¿de qué lado estás? / which side are you on? (Los ensayos banales 6 / The trivial essays 6)

Hara, Cristóbal
Publisher: Ediciones Anómalas
Binding: Paperback
Language: English
Pages: 32
Measurements: 24.00 x 17.00 cm

There are occasions when you have no time to “see” good images — you have to feel them. Once an image has been consciously “seen”, the brain has processed the elements that shape it and very often the image has already vanished; it’s too late. I’m talking about reportage and documentary photography, which is the kind of photography I practice.

We need to develop the automatisms or reflexes that may enable us to capture images on the fly, just as we are able to catch objects that slip through our fingers before they reach the ground. These reactions, that after an intense learning process we have transformed into automatisms, are also the reactions that lead us to lift our cameras up to take horizontal or vertical pictures without having had time to consciously decide which is the best option. Insofar as this process has to do with practicing automatisms and the emptying of intention, it is related to the Zen archer described by Henri Cartier-Bresson.
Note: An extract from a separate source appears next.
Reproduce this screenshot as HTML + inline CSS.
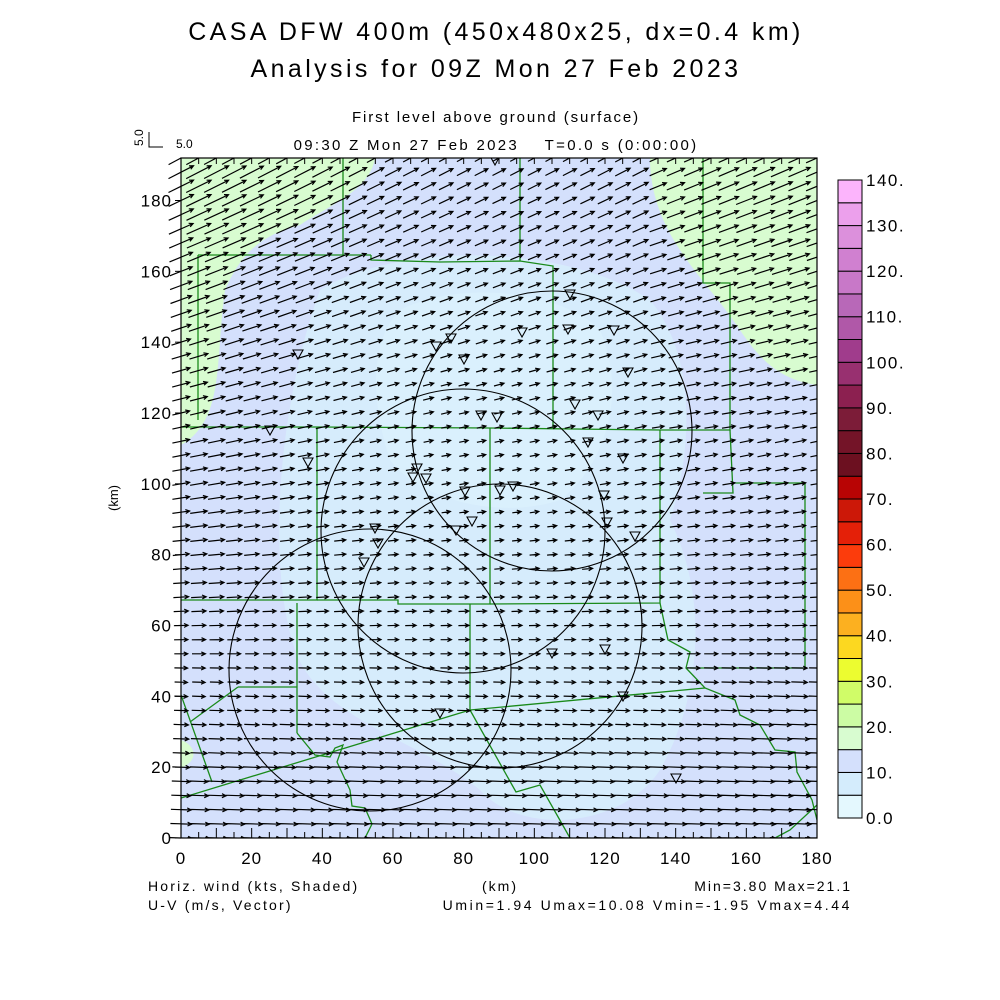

The exercises help us truly notice things and automate reactions. I began by taking the photographs for this essay as a conceptual exercise, to see what happened when I photographed ‘what was behind’, a variation on the kind of images in BANAL 2, Hide-and-Seek. I soon realised, however, that the main advantage was that it helped me notice the parallaxes and vanishing points, in this case those of the structures of the gratings. The parallaxes and vanishing points determine the perspectives, and it is important to develop the instincts that enable us choose the ideal perspective for each situation. This is even more important when we are looking for images that are constructed in a non-conventional way, because it implies taking an additional step and taking it instinctively and automatically. As is often the case, even in formal exercises on pure images, literature paves its way and insists on taking centre stage. Despite the fact that this is an exercise and not a story, I’ve followed literary as well as purely formal criteria to page and title this essay.